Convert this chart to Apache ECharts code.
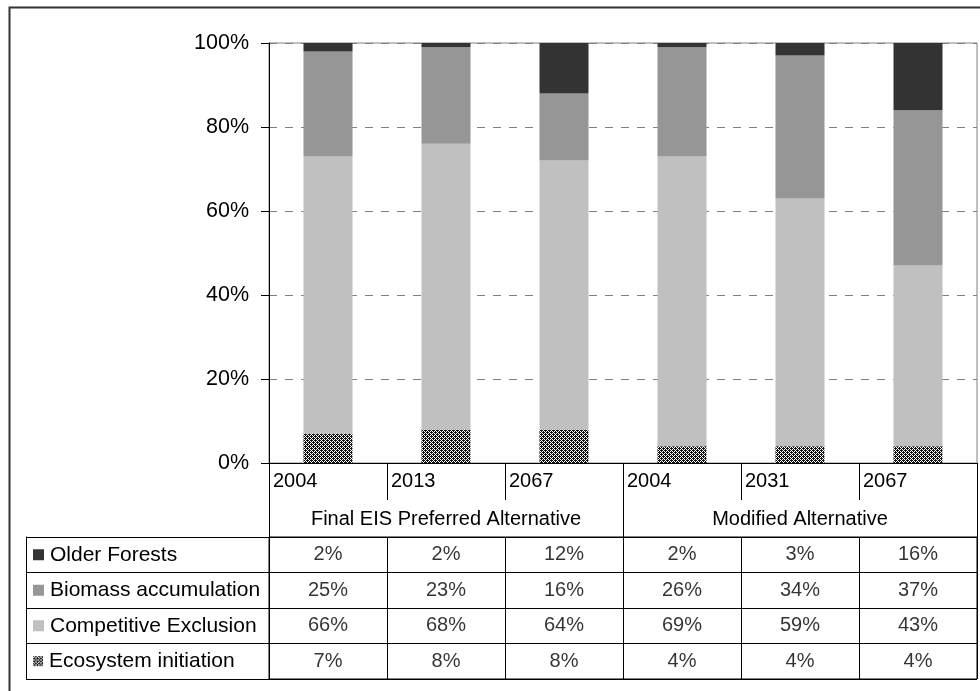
<!DOCTYPE html>
<html>
<head>
<meta charset="utf-8">
<script src="https://cdn.jsdelivr.net/npm/echarts@6/dist/echarts.min.js"></script>
<style>
  html, body { margin: 0; padding: 0; background: #fff; }
  #container { width: 980px; height: 691px; }
</style>
</head>
<body>
<div id="container"></div>
<script>
var years = ['2004', '2013', '2067', '2004', '2031', '2067'];
var columns = ['F2004', 'F2013', 'F2067', 'M2004', 'M2031', 'M2067'];
var groups = ['Final EIS Preferred Alternative', 'Modified Alternative'];
var seriesNames = ['Older Forests', 'Biomass accumulation', 'Competitive Exclusion', 'Ecosystem initiation'];

var olderForests = [2, 2, 12, 2, 3, 16];
var biomass = [25, 23, 16, 26, 34, 37];
var competitive = [66, 68, 64, 69, 59, 43];
var ecosystem = [7, 8, 8, 4, 4, 4];

var colors = ['#333333', '#969696', '#c0c0c0'];
var font = 'Liberation Sans';

// little crosshatch tile for "Ecosystem initiation"
function makeTile(size) {
  var c = document.createElement('canvas');
  c.width = size; c.height = size;
  var ctx = c.getContext('2d');
  ctx.fillStyle = '#111';
  ctx.fillRect(0, 0, size, size);
  ctx.fillStyle = '#fff';
  for (var y = 0; y < size; y++) {
    for (var x = 0; x < size; x++) {
      var a = x % 4, b = y % 4;
      if ((a === 1 && b === 0) || (a === 3 && b === 2) || (a === 0 && b === 1) || (a === 2 && b === 3) || (a === 2 && b === 1) || (a === 0 && b === 3)) {
        ctx.fillRect(x, y, 1, 1);
      }
    }
  }
  return c;
}
var tile = makeTile(4);
var iconTile = makeTile(12);

var tableRows = [olderForests, biomass, competitive, ecosystem];
var tableData = [];
tableRows.forEach(function (row, r) {
  row.forEach(function (v, c) {
    tableData.push([c, r, v]);
  });
});

var chart = echarts.init(document.getElementById('container'));

var option = {
  animation: false,
  textStyle: { fontFamily: font, color: '#000' },
  graphic: [{
    type: 'rect',
    left: 7, top: 5,
    shape: { width: 1000, height: 720 },
    style: { fill: 'none', stroke: '#333', lineWidth: 2 },
    silent: true
  }],
  grid: [
    { left: 269, right: 3, top: 43, bottom: 228, show: true, borderColor: '#808080', borderWidth: 1 },
    { left: 269, right: 3, top: 537, bottom: 12, show: true, borderColor: '#000', borderWidth: 1 }
  ],
  xAxis: [
    {
      gridIndex: 0,
      type: 'category',
      data: columns,
      axisLine: { lineStyle: { color: '#000', width: 1 } },
      axisTick: { show: true, interval: 0, length: 37, lineStyle: { color: '#000' } },
      axisLabel: {
        interval: 0,
        margin: 8,
        formatter: function (v, i) { return '{y|' + years[i] + '}'; },
        rich: { y: { width: 110, align: 'left', fontSize: 20, fontFamily: font, color: '#000' } }
      }
    },
    {
      gridIndex: 0,
      type: 'category',
      position: 'bottom',
      offset: 37,
      data: groups,
      axisLine: { show: false },
      axisTick: { show: true, interval: 0, length: 37, lineStyle: { color: '#000' } },
      axisLabel: { interval: 0, margin: 9, fontSize: 20, fontFamily: font, color: '#000' }
    },
    {
      gridIndex: 1,
      type: 'category',
      data: columns,
      axisLine: { show: false },
      axisTick: { show: false },
      axisLabel: { show: false },
      splitLine: { show: true, interval: 0, lineStyle: { color: '#000', width: 1 } }
    }
  ],
  yAxis: [
    {
      gridIndex: 0,
      type: 'value',
      min: 0, max: 100, interval: 20,
      axisLine: { show: true, lineStyle: { color: '#000', width: 1 } },
      axisTick: { show: true, length: 8, lineStyle: { color: '#000' } },
      axisLabel: { formatter: '{value}%', margin: 20, fontSize: 21.5, fontFamily: font, color: '#000' },
      splitLine: { show: true, lineStyle: { color: '#808080', type: [8, 8], width: 1 } }
    },
    {
      gridIndex: 1,
      type: 'category',
      inverse: true,
      data: seriesNames,
      axisLine: { show: false },
      axisTick: { show: true, interval: 0, length: 243, lineStyle: { color: '#000' } },
      axisLabel: {
        interval: 0,
        align: 'left',
        margin: 236,
        formatter: function (v) {
          return '{i' + seriesNames.indexOf(v) + '|}{t|' + v + '}';
        },
        rich: {
          t: { fontSize: 21, fontFamily: font, color: '#000', padding: [0, 0, 0, 6] },
          i0: { width: 11, height: 11, backgroundColor: colors[0] },
          i1: { width: 11, height: 11, backgroundColor: colors[1] },
          i2: { width: 11, height: 11, backgroundColor: colors[2] },
          i3: { width: 10, height: 10, backgroundColor: { image: iconTile } }
        }
      },
      splitLine: { show: true, interval: 0, lineStyle: { color: '#000', width: 1 } }
    },
    {
      gridIndex: 1,
      type: 'category',
      position: 'left',
      offset: 243,
      data: seriesNames,
      axisLine: { show: true, lineStyle: { color: '#000', width: 1 } },
      axisTick: { show: false },
      axisLabel: { show: false }
    }
  ],
  series: [
    {
      name: 'Ecosystem initiation', type: 'bar', stack: 'all', barWidth: 49, clip: true,
      xAxisIndex: 0, yAxisIndex: 0,
      itemStyle: { color: { image: tile, repeat: 'repeat' } },
      data: ecosystem
    },
    {
      name: 'Competitive Exclusion', type: 'bar', stack: 'all', barWidth: 49, clip: true,
      xAxisIndex: 0, yAxisIndex: 0,
      itemStyle: { color: colors[2] },
      data: competitive
    },
    {
      name: 'Biomass accumulation', type: 'bar', stack: 'all', barWidth: 49, clip: true,
      xAxisIndex: 0, yAxisIndex: 0,
      itemStyle: { color: colors[1] },
      data: biomass
    },
    {
      name: 'Older Forests', type: 'bar', stack: 'all', barWidth: 49, clip: true,
      xAxisIndex: 0, yAxisIndex: 0,
      itemStyle: { color: colors[0] },
      data: olderForests
    },
    {
      name: 'table', type: 'scatter',
      xAxisIndex: 2, yAxisIndex: 1,
      symbolSize: 1,
      itemStyle: { color: 'rgba(0,0,0,0)' },
      label: {
        show: true, position: 'inside',
        formatter: function (p) { return p.value[2] + '%'; },
        fontSize: 20, fontFamily: font, color: '#000'
      },
      data: tableData
    }
  ]
};

chart.setOption(option);
</script>
</body>
</html>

#### Stated problem:
Write down every line from the opening of the listing to the line with "var font = 'Liberation Sans';", both included, and nothing else; the pictures are omitted.

#### Result:
Convert this chart to Apache ECharts code.
<!DOCTYPE html>
<html>
<head>
<meta charset="utf-8">
<script src="https://cdn.jsdelivr.net/npm/echarts@6/dist/echarts.min.js"></script>
<style>
  html, body { margin: 0; padding: 0; background: #fff; }
  #container { width: 980px; height: 691px; }
</style>
</head>
<body>
<div id="container"></div>
<script>
var years = ['2004', '2013', '2067', '2004', '2031', '2067'];
var columns = ['F2004', 'F2013', 'F2067', 'M2004', 'M2031', 'M2067'];
var groups = ['Final EIS Preferred Alternative', 'Modified Alternative'];
var seriesNames = ['Older Forests', 'Biomass accumulation', 'Competitive Exclusion', 'Ecosystem initiation'];

var olderForests = [2, 2, 12, 2, 3, 16];
var biomass = [25, 23, 16, 26, 34, 37];
var competitive = [66, 68, 64, 69, 59, 43];
var ecosystem = [7, 8, 8, 4, 4, 4];

var colors = ['#333333', '#969696', '#c0c0c0'];
var font = 'Liberation Sans';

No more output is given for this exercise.